Line - The visual path to help the viewer move within a piece and helps define direction.

Shape - Organic or Geometric shapes defined by edges or areas.

Value - Lightness and Darkness and the differences between the two (Contrast)
.

Texture - Physical or perceived surface qualities.

Color - Hue, Tint, Value, Intensity, and Saturation.

Size - Physical size and relative sizes within the piece; proportion.

Perspective - perceived space creating depth, foreground, middle ground, and background (one point, two point and three point perspective).

Emphasis - generated interest or focus (not necessarily "in focus").

Harmony - consistency within elements, subjects, colors, values etc...

Negative Space - The "lack" of subject or interest in one area, causing greater interest elsewhere within the piece.

Repetition - Reinforcement through repetition. Can evolve into pattern, and/or rhythm.

Balance - Even distribution of elements to reinforce symmetry.



Some Rules to try:

The Rule of Thirds

1.) Create a Tic Tac Toe set of lines (break the space up evenly using two vertical and two horizontal lines; creates nine boxes).

2.) Place the object of interest on or near any of the intersecting lines.

3.) If breaking up the space with a horizon, place it on one of the two horizontal lines. This allows for either background or foreground to be dominant.

4.) This keeps your focus point from falling into the center. This also keeps your image from being bisected into two equally dominant image parts. Both flatten an image's sense of space, and yield static composition.

Simplification

1.) Isolate what and why you are taking a picture (your intent).

2.) Identify elements that could compete with your intent such as busy backgrounds or super saturated colors.

3.) Remove, reduce or change competing elements by recomposing, changing or blurring background, or creating negative space.


Get Closer

1.) Fill the frame with the subject. If need be, have the subject fall off the frame. This adds power and emphasis to the expression, action, movement or gesture.

2.) "If it isn't a good image, then you weren't close enough".

3.) Try having the subject touch at least three sides of the image.

4.) Don't "Where's Waldo" your subject. "What is the subject" should never be in question.


Utilize Triadic Harmony

1.) In Visual media, this term represents the use of colors that are evenly spaced around the color wheel. They tend to be vibrant with one color acting as a dominant color and the other two as supporting colors.

2.) Anything can have "triadic harmony", not just color.
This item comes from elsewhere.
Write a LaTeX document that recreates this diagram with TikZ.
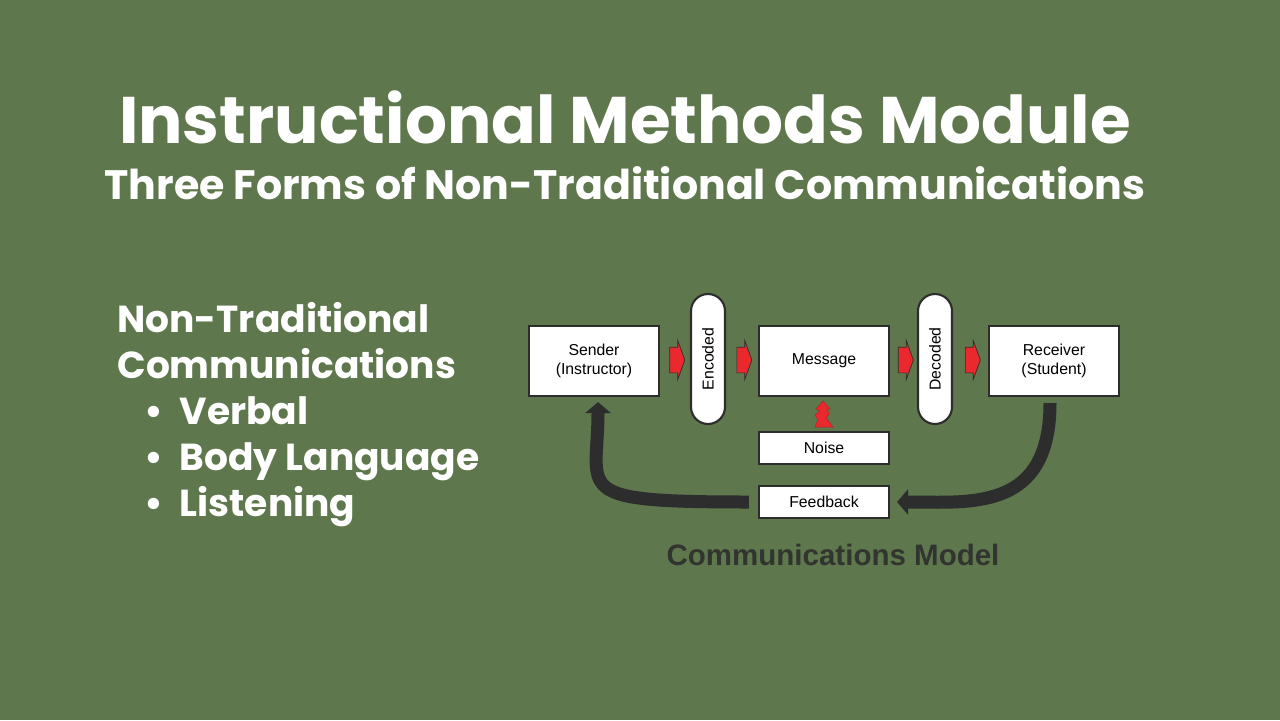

Utilize one element as the dominant subject, and two as supporting elements.

3.) Place your three elements remembering to place your dominant element utilizing the rule of thirds. This should create flow within the image while emphasizing the main subject.

Don't "Give Up All the Cookies"

1.) Remember that what you DON'T show is as important as what you DO show.

2.) Make sure your viewer has room for interpretation. Try to lead your viewer or elude to information outside the image plane.

3.) Don't Preach. You want to create dialogue or provoke thought.

4.) "Do it First, Better or Different." I got that from Loretta Lynn as quoted in Readers Digest and it is 100% Correct. People want to see new (rare), better (rare but more frequent) or different (majority). Most people fall into the post-modern realm of recombination which basically is taking what you know and giving it your own twist.